**Material for this exercise**

□ □ □

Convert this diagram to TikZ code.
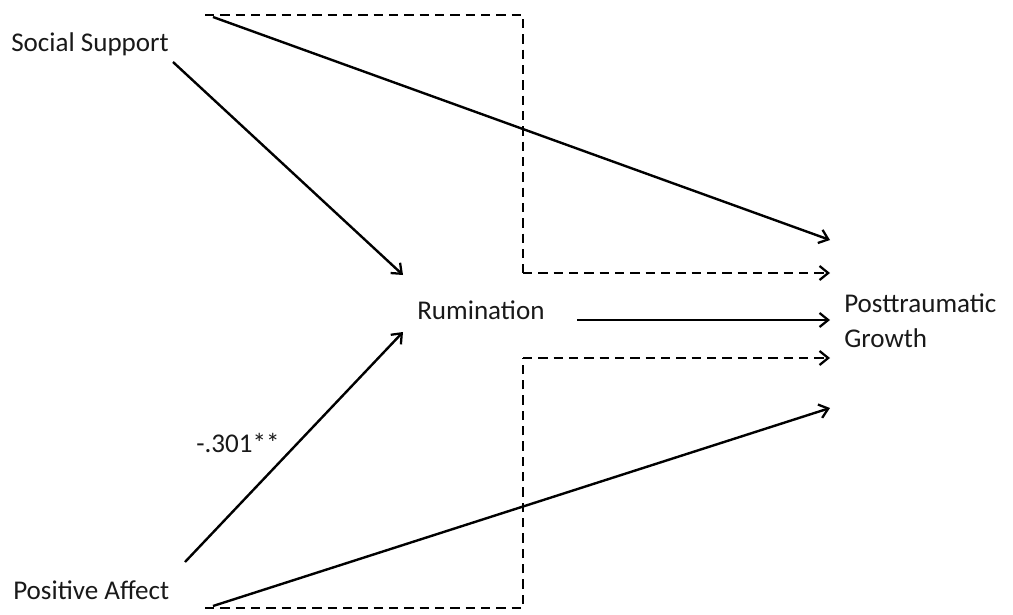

□ □ □

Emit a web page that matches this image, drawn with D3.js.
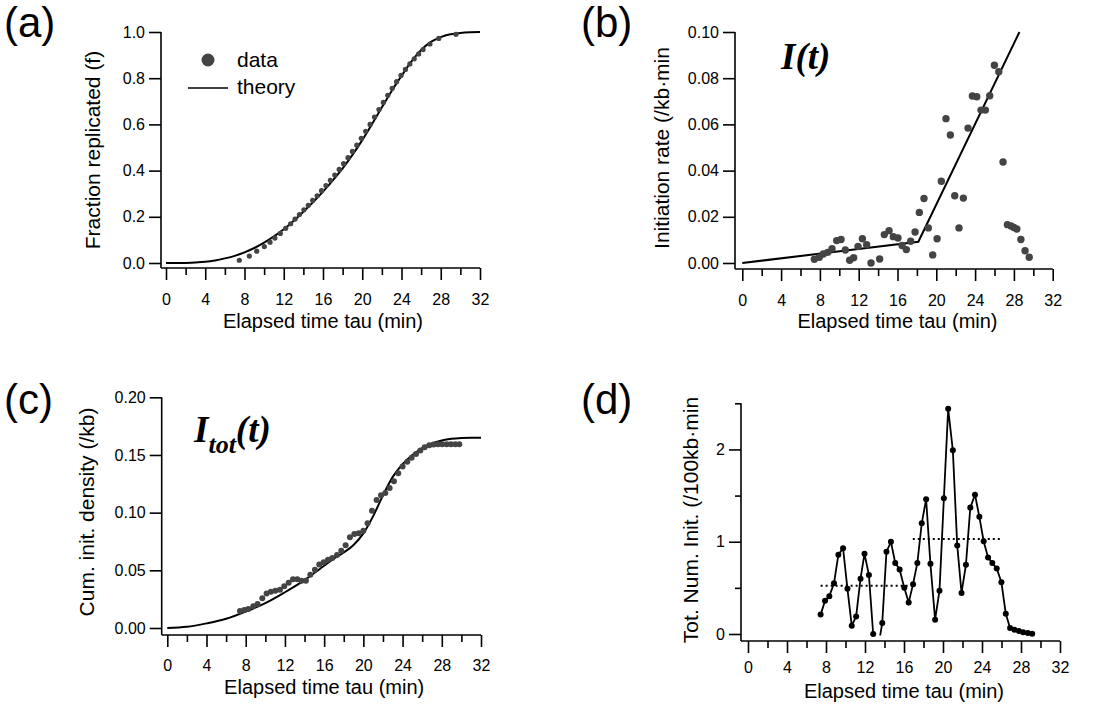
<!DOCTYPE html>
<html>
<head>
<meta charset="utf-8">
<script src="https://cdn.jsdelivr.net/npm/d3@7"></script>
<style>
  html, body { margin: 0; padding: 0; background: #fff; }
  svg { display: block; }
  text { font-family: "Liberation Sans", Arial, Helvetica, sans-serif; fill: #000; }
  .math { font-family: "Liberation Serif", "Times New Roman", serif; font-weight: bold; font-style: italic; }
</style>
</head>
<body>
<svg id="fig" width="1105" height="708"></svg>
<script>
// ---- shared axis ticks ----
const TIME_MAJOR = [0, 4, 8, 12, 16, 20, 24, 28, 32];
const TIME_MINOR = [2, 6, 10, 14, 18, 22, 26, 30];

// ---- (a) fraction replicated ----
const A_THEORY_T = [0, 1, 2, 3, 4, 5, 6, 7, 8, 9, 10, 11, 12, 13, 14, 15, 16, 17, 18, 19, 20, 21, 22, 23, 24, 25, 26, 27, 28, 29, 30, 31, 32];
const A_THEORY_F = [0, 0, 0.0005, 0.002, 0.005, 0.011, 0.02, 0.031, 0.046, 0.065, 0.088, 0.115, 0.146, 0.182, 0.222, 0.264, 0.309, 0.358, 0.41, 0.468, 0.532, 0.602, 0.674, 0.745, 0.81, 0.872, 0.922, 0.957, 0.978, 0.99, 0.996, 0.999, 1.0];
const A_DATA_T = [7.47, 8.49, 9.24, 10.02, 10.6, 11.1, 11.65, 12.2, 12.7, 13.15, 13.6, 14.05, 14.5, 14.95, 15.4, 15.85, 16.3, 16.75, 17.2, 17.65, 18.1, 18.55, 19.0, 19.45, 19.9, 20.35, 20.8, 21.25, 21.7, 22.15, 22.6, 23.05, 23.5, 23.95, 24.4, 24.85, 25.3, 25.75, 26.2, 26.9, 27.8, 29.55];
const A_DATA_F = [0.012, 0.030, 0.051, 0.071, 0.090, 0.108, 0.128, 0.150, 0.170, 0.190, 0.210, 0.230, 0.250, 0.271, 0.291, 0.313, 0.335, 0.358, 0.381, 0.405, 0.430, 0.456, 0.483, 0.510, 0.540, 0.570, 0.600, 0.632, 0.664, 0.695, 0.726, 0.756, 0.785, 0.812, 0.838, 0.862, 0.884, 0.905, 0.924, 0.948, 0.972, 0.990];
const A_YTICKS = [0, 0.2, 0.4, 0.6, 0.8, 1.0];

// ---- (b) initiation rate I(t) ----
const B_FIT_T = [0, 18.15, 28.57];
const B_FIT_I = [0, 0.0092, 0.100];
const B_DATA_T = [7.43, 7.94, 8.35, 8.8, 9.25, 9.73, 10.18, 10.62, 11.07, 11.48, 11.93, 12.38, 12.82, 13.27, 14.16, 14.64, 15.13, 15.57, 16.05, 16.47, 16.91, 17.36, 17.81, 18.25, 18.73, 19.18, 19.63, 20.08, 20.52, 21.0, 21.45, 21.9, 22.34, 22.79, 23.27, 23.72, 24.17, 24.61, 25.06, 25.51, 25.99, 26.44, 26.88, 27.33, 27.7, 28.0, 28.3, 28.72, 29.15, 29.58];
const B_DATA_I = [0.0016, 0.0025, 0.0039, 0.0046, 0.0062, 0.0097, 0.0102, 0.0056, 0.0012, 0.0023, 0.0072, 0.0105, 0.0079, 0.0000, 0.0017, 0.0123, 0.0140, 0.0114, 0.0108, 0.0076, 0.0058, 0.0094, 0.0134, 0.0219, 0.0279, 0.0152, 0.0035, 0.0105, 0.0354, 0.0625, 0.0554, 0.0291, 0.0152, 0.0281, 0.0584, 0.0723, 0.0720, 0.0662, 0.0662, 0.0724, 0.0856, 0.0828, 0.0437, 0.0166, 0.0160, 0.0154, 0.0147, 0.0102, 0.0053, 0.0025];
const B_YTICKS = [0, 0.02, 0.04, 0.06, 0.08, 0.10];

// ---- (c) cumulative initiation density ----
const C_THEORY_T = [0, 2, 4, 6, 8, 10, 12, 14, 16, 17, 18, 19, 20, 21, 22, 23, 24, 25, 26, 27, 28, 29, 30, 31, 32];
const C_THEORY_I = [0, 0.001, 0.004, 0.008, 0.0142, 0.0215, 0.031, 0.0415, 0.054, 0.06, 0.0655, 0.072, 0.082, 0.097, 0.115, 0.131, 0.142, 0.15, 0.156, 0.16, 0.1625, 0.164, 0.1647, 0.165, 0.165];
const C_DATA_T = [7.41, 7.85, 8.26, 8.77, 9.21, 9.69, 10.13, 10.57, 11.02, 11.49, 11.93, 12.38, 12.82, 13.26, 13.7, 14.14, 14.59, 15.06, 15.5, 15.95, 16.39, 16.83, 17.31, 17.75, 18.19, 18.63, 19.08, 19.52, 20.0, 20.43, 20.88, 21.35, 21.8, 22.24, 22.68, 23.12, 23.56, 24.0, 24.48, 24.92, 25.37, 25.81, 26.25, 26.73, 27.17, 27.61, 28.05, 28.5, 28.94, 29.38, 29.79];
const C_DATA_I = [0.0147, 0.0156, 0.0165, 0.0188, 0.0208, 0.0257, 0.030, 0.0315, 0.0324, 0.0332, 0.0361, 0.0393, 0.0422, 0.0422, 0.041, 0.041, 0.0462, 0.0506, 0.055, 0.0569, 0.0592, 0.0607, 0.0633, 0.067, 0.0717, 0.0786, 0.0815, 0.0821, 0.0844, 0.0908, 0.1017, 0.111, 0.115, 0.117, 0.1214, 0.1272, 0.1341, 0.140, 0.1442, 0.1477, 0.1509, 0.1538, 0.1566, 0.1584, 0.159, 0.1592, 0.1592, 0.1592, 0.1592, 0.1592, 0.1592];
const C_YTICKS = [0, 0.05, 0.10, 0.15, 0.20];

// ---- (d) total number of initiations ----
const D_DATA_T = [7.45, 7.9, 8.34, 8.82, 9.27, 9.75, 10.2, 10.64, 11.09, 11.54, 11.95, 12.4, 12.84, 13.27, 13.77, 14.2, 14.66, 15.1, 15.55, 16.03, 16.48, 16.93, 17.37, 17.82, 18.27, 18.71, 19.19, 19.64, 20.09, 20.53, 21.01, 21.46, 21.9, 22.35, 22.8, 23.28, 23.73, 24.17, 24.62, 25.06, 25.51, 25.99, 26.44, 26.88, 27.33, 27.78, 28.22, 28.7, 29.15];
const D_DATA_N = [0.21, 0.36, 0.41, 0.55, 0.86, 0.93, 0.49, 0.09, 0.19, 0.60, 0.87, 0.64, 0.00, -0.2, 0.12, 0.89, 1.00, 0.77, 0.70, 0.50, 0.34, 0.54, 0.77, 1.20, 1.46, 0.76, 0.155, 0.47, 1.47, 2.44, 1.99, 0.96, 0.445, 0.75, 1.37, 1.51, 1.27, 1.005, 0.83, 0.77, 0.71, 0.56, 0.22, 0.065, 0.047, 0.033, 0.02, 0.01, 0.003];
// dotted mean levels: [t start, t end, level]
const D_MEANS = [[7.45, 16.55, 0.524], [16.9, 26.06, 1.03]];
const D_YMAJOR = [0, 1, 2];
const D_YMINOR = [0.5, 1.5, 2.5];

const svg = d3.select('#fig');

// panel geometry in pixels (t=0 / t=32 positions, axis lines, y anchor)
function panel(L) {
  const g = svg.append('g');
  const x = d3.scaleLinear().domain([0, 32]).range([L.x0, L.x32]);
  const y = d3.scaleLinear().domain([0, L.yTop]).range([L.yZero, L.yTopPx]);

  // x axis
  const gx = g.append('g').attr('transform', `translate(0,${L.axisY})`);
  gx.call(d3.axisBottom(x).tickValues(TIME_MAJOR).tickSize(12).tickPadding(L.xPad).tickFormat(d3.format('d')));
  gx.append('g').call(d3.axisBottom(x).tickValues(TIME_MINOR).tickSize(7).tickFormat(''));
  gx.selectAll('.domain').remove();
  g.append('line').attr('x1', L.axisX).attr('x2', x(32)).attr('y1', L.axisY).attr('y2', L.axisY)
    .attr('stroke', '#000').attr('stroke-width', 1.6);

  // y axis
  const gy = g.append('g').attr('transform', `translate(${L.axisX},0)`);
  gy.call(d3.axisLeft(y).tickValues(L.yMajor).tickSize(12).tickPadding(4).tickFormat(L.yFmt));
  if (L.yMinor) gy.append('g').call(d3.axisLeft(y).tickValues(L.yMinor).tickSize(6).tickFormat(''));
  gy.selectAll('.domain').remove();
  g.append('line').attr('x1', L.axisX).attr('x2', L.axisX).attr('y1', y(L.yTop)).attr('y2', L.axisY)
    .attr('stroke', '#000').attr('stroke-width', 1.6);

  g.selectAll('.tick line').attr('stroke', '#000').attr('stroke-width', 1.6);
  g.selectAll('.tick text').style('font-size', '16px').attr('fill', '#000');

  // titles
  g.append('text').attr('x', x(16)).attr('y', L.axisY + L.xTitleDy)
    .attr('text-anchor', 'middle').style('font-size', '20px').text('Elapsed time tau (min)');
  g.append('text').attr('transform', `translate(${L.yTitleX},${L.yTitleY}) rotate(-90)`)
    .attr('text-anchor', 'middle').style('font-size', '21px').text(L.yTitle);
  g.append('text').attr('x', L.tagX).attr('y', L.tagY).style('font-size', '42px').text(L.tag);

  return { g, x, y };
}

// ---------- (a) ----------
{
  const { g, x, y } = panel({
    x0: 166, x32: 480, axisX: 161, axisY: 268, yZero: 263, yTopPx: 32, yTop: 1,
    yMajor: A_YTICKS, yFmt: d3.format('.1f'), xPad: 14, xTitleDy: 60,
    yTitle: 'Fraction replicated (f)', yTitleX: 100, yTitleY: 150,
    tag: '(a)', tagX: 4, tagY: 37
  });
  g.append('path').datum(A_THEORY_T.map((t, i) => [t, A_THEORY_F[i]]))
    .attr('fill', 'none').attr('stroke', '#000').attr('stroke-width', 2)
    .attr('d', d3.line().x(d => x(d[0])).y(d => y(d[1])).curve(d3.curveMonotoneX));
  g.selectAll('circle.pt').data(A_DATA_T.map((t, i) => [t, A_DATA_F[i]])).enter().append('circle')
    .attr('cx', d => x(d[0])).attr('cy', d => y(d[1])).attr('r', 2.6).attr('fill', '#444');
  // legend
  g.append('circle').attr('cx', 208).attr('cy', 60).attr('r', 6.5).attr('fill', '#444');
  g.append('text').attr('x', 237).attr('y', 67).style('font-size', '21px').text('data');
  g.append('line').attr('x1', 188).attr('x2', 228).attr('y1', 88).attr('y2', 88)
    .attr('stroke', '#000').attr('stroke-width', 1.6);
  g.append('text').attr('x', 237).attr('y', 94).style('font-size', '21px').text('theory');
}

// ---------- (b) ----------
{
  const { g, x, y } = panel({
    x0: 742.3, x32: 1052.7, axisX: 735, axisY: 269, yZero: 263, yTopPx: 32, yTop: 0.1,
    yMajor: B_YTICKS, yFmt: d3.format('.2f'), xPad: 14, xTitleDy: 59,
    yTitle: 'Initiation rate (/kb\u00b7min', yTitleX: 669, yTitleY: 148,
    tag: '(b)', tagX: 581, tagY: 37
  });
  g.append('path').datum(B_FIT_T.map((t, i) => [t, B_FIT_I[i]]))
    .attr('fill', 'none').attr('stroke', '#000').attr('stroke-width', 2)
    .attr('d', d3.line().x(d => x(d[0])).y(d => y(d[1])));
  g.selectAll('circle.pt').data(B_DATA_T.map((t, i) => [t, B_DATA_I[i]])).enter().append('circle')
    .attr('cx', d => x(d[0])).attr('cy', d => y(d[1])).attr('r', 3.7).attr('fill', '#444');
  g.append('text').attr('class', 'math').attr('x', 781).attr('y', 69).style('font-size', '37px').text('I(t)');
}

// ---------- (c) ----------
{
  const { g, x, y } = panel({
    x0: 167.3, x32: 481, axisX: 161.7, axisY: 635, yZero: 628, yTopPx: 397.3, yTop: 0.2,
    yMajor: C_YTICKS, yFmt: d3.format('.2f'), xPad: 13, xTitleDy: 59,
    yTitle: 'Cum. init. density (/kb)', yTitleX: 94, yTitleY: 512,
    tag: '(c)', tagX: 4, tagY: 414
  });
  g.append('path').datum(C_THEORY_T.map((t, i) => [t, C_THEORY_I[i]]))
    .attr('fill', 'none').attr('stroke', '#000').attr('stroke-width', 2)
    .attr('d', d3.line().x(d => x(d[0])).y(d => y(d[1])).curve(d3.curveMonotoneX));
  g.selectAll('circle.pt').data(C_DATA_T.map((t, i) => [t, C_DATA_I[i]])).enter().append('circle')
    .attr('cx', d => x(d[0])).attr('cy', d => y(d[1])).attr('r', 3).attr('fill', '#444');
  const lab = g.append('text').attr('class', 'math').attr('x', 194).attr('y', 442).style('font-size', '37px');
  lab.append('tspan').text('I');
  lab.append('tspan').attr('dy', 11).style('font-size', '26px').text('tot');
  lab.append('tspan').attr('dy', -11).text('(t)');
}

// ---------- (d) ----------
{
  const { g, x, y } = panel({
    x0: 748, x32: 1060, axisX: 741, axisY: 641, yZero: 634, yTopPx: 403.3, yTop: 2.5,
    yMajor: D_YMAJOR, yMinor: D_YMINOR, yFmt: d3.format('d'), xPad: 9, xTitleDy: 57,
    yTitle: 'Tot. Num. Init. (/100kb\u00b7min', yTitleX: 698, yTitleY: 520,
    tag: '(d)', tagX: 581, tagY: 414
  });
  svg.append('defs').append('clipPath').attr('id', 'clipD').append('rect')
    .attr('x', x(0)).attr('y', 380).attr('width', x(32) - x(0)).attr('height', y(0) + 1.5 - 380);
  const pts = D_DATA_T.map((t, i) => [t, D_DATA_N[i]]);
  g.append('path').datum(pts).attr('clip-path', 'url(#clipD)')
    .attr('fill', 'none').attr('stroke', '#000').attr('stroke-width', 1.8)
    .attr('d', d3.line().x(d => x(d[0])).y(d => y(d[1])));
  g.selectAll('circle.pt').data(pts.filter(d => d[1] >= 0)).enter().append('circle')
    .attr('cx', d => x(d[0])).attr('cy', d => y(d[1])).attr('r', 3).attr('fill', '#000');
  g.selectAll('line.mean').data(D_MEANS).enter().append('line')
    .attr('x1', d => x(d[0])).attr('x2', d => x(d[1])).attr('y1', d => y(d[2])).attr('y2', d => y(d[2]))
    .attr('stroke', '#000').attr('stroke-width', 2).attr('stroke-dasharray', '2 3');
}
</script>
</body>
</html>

□ □ □

**Written task**
Begin with the line that contains "Emit a web page", end with the line that contains "const TIME_MINOR = [2, 6, 10, 14, 18, 22, 26, 30];", and set down every line in that range exactly as it stands, minus the pictures.

**Exercise output**
Emit a web page that matches this image, drawn with D3.js.
<!DOCTYPE html>
<html>
<head>
<meta charset="utf-8">
<script src="https://cdn.jsdelivr.net/npm/d3@7"></script>
<style>
  html, body { margin: 0; padding: 0; background: #fff; }
  svg { display: block; }
  text { font-family: "Liberation Sans", Arial, Helvetica, sans-serif; fill: #000; }
  .math { font-family: "Liberation Serif", "Times New Roman", serif; font-weight: bold; font-style: italic; }
</style>
</head>
<body>
<svg id="fig" width="1105" height="708"></svg>
<script>
// ---- shared axis ticks ----
const TIME_MAJOR = [0, 4, 8, 12, 16, 20, 24, 28, 32];
const TIME_MINOR = [2, 6, 10, 14, 18, 22, 26, 30];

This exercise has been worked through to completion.